• WHAT YOU HAVE TO DO: Print the listing as it stands, omitting all images.

• DATA SEGMENT:
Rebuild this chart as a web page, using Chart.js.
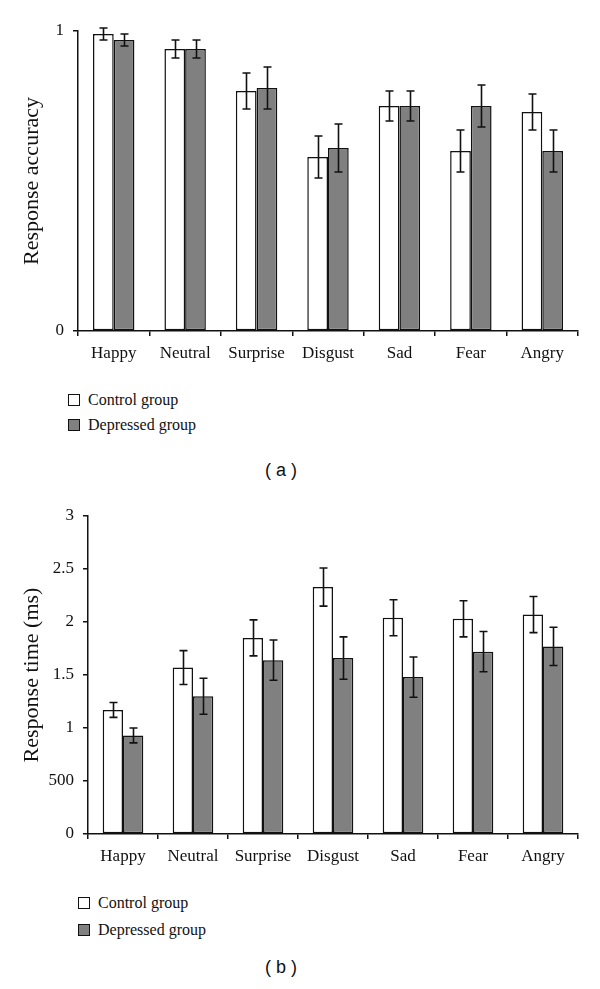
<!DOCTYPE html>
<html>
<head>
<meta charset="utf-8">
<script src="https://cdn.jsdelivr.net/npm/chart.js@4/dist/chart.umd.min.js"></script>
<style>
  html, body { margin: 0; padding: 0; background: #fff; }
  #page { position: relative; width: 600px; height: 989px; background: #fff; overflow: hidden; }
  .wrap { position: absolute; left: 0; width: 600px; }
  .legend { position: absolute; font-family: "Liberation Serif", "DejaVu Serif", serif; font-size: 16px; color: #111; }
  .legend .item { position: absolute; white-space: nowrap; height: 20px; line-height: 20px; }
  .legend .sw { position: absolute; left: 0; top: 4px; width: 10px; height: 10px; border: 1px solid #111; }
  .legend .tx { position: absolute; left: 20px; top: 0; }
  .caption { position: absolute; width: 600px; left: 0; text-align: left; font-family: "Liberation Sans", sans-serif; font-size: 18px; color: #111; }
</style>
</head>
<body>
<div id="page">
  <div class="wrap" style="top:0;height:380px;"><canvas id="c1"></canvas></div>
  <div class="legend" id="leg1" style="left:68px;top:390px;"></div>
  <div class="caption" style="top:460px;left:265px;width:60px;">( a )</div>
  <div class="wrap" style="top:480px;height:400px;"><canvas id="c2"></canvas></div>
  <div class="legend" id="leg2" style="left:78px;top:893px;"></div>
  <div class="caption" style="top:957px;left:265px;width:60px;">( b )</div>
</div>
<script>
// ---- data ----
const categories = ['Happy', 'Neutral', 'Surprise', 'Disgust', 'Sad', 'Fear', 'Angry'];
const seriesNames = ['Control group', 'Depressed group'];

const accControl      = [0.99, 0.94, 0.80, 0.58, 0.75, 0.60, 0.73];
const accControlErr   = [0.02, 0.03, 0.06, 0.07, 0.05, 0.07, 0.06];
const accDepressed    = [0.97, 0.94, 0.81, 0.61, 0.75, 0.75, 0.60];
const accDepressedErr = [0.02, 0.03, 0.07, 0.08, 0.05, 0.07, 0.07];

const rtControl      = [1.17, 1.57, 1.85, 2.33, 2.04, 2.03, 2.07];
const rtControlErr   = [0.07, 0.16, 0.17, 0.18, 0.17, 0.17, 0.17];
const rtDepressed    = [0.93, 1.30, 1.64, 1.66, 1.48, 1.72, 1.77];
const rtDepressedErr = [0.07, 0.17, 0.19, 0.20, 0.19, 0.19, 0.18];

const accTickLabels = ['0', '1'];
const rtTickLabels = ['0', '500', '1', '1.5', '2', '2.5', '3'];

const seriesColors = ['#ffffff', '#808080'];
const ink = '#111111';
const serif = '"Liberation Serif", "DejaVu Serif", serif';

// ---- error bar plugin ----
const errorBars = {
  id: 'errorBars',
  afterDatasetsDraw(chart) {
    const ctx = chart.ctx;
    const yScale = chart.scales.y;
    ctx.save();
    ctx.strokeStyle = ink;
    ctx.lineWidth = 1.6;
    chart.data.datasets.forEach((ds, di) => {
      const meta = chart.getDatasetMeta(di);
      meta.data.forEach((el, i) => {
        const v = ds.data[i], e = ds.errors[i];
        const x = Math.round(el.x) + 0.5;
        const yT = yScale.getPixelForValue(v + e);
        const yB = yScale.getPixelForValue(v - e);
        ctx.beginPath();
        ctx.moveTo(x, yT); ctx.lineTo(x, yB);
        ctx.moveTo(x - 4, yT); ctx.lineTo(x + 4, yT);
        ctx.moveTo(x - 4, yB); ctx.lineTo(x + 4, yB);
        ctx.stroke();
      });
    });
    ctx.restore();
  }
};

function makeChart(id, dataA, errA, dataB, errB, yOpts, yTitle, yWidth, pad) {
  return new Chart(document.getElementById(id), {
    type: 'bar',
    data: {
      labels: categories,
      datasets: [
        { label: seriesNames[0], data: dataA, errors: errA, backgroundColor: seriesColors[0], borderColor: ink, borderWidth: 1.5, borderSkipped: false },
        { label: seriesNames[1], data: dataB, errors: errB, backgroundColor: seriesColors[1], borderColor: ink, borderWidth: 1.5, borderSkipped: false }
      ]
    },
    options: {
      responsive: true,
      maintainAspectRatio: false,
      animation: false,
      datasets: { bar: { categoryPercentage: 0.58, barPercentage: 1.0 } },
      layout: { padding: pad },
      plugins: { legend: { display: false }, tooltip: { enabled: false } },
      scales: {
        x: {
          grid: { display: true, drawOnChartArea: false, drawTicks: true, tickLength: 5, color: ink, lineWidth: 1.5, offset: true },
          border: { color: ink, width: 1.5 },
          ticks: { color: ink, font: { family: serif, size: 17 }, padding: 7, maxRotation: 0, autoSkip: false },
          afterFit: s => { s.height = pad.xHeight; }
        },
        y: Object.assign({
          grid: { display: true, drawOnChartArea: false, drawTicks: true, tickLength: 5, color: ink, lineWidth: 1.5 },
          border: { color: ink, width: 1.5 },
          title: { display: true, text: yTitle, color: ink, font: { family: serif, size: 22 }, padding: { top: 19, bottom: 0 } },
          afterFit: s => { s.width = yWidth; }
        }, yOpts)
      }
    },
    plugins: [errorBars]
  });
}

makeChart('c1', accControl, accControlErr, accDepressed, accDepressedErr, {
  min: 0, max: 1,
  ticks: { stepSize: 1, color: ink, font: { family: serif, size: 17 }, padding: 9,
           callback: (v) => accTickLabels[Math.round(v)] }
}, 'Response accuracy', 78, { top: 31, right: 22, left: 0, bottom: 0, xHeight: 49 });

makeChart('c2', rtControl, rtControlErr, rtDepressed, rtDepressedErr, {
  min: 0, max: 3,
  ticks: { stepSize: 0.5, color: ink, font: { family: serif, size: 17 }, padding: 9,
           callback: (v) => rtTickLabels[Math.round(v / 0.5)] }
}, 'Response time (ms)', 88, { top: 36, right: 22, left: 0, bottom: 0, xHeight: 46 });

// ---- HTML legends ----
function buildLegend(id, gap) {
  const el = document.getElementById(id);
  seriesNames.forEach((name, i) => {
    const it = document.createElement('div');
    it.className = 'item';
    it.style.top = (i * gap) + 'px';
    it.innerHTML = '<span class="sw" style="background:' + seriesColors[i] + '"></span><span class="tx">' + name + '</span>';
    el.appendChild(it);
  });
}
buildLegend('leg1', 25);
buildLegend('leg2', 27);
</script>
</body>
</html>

• RIGHT ANSWER:
Rebuild this chart as a web page, using Chart.js.
<!DOCTYPE html>
<html>
<head>
<meta charset="utf-8">
<script src="https://cdn.jsdelivr.net/npm/chart.js@4/dist/chart.umd.min.js"></script>
<style>
  html, body { margin: 0; padding: 0; background: #fff; }
  #page { position: relative; width: 600px; height: 989px; background: #fff; overflow: hidden; }
  .wrap { position: absolute; left: 0; width: 600px; }
  .legend { position: absolute; font-family: "Liberation Serif", "DejaVu Serif", serif; font-size: 16px; color: #111; }
  .legend .item { position: absolute; white-space: nowrap; height: 20px; line-height: 20px; }
  .legend .sw { position: absolute; left: 0; top: 4px; width: 10px; height: 10px; border: 1px solid #111; }
  .legend .tx { position: absolute; left: 20px; top: 0; }
  .caption { position: absolute; width: 600px; left: 0; text-align: left; font-family: "Liberation Sans", sans-serif; font-size: 18px; color: #111; }
</style>
</head>
<body>
<div id="page">
  <div class="wrap" style="top:0;height:380px;"><canvas id="c1"></canvas></div>
  <div class="legend" id="leg1" style="left:68px;top:390px;"></div>
  <div class="caption" style="top:460px;left:265px;width:60px;">( a )</div>
  <div class="wrap" style="top:480px;height:400px;"><canvas id="c2"></canvas></div>
  <div class="legend" id="leg2" style="left:78px;top:893px;"></div>
  <div class="caption" style="top:957px;left:265px;width:60px;">( b )</div>
</div>
<script>
// ---- data ----
const categories = ['Happy', 'Neutral', 'Surprise', 'Disgust', 'Sad', 'Fear', 'Angry'];
const seriesNames = ['Control group', 'Depressed group'];

const accControl      = [0.99, 0.94, 0.80, 0.58, 0.75, 0.60, 0.73];
const accControlErr   = [0.02, 0.03, 0.06, 0.07, 0.05, 0.07, 0.06];
const accDepressed    = [0.97, 0.94, 0.81, 0.61, 0.75, 0.75, 0.60];
const accDepressedErr = [0.02, 0.03, 0.07, 0.08, 0.05, 0.07, 0.07];

const rtControl      = [1.17, 1.57, 1.85, 2.33, 2.04, 2.03, 2.07];
const rtControlErr   = [0.07, 0.16, 0.17, 0.18, 0.17, 0.17, 0.17];
const rtDepressed    = [0.93, 1.30, 1.64, 1.66, 1.48, 1.72, 1.77];
const rtDepressedErr = [0.07, 0.17, 0.19, 0.20, 0.19, 0.19, 0.18];

const accTickLabels = ['0', '1'];
const rtTickLabels = ['0', '500', '1', '1.5', '2', '2.5', '3'];

const seriesColors = ['#ffffff', '#808080'];
const ink = '#111111';
const serif = '"Liberation Serif", "DejaVu Serif", serif';

// ---- error bar plugin ----
const errorBars = {
  id: 'errorBars',
  afterDatasetsDraw(chart) {
    const ctx = chart.ctx;
    const yScale = chart.scales.y;
    ctx.save();
    ctx.strokeStyle = ink;
    ctx.lineWidth = 1.6;
    chart.data.datasets.forEach((ds, di) => {
      const meta = chart.getDatasetMeta(di);
      meta.data.forEach((el, i) => {
        const v = ds.data[i], e = ds.errors[i];
        const x = Math.round(el.x) + 0.5;
        const yT = yScale.getPixelForValue(v + e);
        const yB = yScale.getPixelForValue(v - e);
        ctx.beginPath();
        ctx.moveTo(x, yT); ctx.lineTo(x, yB);
        ctx.moveTo(x - 4, yT); ctx.lineTo(x + 4, yT);
        ctx.moveTo(x - 4, yB); ctx.lineTo(x + 4, yB);
        ctx.stroke();
      });
    });
    ctx.restore();
  }
};

function makeChart(id, dataA, errA, dataB, errB, yOpts, yTitle, yWidth, pad) {
  return new Chart(document.getElementById(id), {
    type: 'bar',
    data: {
      labels: categories,
      datasets: [
        { label: seriesNames[0], data: dataA, errors: errA, backgroundColor: seriesColors[0], borderColor: ink, borderWidth: 1.5, borderSkipped: false },
        { label: seriesNames[1], data: dataB, errors: errB, backgroundColor: seriesColors[1], borderColor: ink, borderWidth: 1.5, borderSkipped: false }
      ]
    },
    options: {
      responsive: true,
      maintainAspectRatio: false,
      animation: false,
      datasets: { bar: { categoryPercentage: 0.58, barPercentage: 1.0 } },
      layout: { padding: pad },
      plugins: { legend: { display: false }, tooltip: { enabled: false } },
      scales: {
        x: {
          grid: { display: true, drawOnChartArea: false, drawTicks: true, tickLength: 5, color: ink, lineWidth: 1.5, offset: true },
          border: { color: ink, width: 1.5 },
          ticks: { color: ink, font: { family: serif, size: 17 }, padding: 7, maxRotation: 0, autoSkip: false },
          afterFit: s => { s.height = pad.xHeight; }
        },
        y: Object.assign({
          grid: { display: true, drawOnChartArea: false, drawTicks: true, tickLength: 5, color: ink, lineWidth: 1.5 },
          border: { color: ink, width: 1.5 },
          title: { display: true, text: yTitle, color: ink, font: { family: serif, size: 22 }, padding: { top: 19, bottom: 0 } },
          afterFit: s => { s.width = yWidth; }
        }, yOpts)
      }
    },
    plugins: [errorBars]
  });
}

makeChart('c1', accControl, accControlErr, accDepressed, accDepressedErr, {
  min: 0, max: 1,
  ticks: { stepSize: 1, color: ink, font: { family: serif, size: 17 }, padding: 9,
           callback: (v) => accTickLabels[Math.round(v)] }
}, 'Response accuracy', 78, { top: 31, right: 22, left: 0, bottom: 0, xHeight: 49 });

makeChart('c2', rtControl, rtControlErr, rtDepressed, rtDepressedErr, {
  min: 0, max: 3,
  ticks: { stepSize: 0.5, color: ink, font: { family: serif, size: 17 }, padding: 9,
           callback: (v) => rtTickLabels[Math.round(v / 0.5)] }
}, 'Response time (ms)', 88, { top: 36, right: 22, left: 0, bottom: 0, xHeight: 46 });

// ---- HTML legends ----
function buildLegend(id, gap) {
  const el = document.getElementById(id);
  seriesNames.forEach((name, i) => {
    const it = document.createElement('div');
    it.className = 'item';
    it.style.top = (i * gap) + 'px';
    it.innerHTML = '<span class="sw" style="background:' + seriesColors[i] + '"></span><span class="tx">' + name + '</span>';
    el.appendChild(it);
  });
}
buildLegend('leg1', 25);
buildLegend('leg2', 27);
</script>
</body>
</html>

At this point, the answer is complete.